● YOUR TASK: Beginning with the first line of the data below, reproduce every line unchanged, ending with the line that holds "(ts) at (782,107)".

** Start of SOURCE DATA **

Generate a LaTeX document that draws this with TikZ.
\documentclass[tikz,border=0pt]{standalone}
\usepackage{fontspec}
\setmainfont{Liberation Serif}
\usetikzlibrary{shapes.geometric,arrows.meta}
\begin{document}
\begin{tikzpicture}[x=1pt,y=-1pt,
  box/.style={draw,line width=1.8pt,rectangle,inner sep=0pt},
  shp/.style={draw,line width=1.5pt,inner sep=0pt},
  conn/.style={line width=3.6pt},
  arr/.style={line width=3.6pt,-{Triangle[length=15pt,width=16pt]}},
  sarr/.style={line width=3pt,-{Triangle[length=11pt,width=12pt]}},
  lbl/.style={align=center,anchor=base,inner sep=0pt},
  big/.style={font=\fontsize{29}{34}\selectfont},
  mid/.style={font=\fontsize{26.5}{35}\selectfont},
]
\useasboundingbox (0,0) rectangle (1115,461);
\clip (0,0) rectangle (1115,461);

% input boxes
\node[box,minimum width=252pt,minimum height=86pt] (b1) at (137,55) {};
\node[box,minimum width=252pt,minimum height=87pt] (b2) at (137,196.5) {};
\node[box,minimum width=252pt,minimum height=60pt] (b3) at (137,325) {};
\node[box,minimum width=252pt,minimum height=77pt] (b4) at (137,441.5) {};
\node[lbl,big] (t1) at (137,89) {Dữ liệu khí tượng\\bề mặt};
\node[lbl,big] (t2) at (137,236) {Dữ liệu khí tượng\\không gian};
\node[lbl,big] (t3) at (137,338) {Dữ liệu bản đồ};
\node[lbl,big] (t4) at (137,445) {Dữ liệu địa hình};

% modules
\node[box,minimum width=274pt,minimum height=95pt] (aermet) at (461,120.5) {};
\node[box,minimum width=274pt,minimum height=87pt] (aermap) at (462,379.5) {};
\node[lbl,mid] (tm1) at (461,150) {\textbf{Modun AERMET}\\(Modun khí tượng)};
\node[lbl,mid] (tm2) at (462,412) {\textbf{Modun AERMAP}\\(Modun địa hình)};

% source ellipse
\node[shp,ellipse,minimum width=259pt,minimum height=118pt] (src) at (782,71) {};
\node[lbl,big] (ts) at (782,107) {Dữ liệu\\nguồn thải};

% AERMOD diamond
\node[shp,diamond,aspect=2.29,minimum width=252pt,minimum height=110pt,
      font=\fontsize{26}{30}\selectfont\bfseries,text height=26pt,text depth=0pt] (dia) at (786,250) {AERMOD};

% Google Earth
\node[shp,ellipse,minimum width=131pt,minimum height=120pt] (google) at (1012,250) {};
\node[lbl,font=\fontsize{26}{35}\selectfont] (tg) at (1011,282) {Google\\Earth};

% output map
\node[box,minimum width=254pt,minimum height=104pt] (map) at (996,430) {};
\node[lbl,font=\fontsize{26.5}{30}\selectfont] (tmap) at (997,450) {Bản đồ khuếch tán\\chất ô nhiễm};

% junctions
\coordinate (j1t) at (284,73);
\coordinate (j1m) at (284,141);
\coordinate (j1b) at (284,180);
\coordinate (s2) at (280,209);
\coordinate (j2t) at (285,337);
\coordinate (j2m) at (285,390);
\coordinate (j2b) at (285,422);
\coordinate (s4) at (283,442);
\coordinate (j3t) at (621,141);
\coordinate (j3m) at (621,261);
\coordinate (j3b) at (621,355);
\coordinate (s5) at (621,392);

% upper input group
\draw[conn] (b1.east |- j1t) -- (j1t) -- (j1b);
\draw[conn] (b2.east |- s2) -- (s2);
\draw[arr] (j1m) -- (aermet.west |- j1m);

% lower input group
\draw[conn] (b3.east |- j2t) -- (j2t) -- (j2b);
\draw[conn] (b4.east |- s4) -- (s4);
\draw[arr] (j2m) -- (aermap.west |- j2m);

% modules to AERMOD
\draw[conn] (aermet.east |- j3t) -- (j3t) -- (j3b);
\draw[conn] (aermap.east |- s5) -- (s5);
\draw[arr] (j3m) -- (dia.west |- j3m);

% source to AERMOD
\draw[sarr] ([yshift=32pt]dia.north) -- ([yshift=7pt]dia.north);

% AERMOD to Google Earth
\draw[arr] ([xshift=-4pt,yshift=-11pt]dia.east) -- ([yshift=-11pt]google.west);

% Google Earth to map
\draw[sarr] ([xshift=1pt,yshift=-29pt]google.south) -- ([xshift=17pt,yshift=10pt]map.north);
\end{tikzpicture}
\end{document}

** End of SOURCE DATA **

● ANSWER BELOW:
Generate a LaTeX document that draws this with TikZ.
\documentclass[tikz,border=0pt]{standalone}
\usepackage{fontspec}
\setmainfont{Liberation Serif}
\usetikzlibrary{shapes.geometric,arrows.meta}
\begin{document}
\begin{tikzpicture}[x=1pt,y=-1pt,
  box/.style={draw,line width=1.8pt,rectangle,inner sep=0pt},
  shp/.style={draw,line width=1.5pt,inner sep=0pt},
  conn/.style={line width=3.6pt},
  arr/.style={line width=3.6pt,-{Triangle[length=15pt,width=16pt]}},
  sarr/.style={line width=3pt,-{Triangle[length=11pt,width=12pt]}},
  lbl/.style={align=center,anchor=base,inner sep=0pt},
  big/.style={font=\fontsize{29}{34}\selectfont},
  mid/.style={font=\fontsize{26.5}{35}\selectfont},
]
\useasboundingbox (0,0) rectangle (1115,461);
\clip (0,0) rectangle (1115,461);

% input boxes
\node[box,minimum width=252pt,minimum height=86pt] (b1) at (137,55) {};
\node[box,minimum width=252pt,minimum height=87pt] (b2) at (137,196.5) {};
\node[box,minimum width=252pt,minimum height=60pt] (b3) at (137,325) {};
\node[box,minimum width=252pt,minimum height=77pt] (b4) at (137,441.5) {};
\node[lbl,big] (t1) at (137,89) {Dữ liệu khí tượng\\bề mặt};
\node[lbl,big] (t2) at (137,236) {Dữ liệu khí tượng\\không gian};
\node[lbl,big] (t3) at (137,338) {Dữ liệu bản đồ};
\node[lbl,big] (t4) at (137,445) {Dữ liệu địa hình};

% modules
\node[box,minimum width=274pt,minimum height=95pt] (aermet) at (461,120.5) {};
\node[box,minimum width=274pt,minimum height=87pt] (aermap) at (462,379.5) {};
\node[lbl,mid] (tm1) at (461,150) {\textbf{Modun AERMET}\\(Modun khí tượng)};
\node[lbl,mid] (tm2) at (462,412) {\textbf{Modun AERMAP}\\(Modun địa hình)};

% source ellipse
\node[shp,ellipse,minimum width=259pt,minimum height=118pt] (src) at (782,71) {};
\node[lbl,big] (ts) at (782,107) {Dữ liệu\\nguồn thải};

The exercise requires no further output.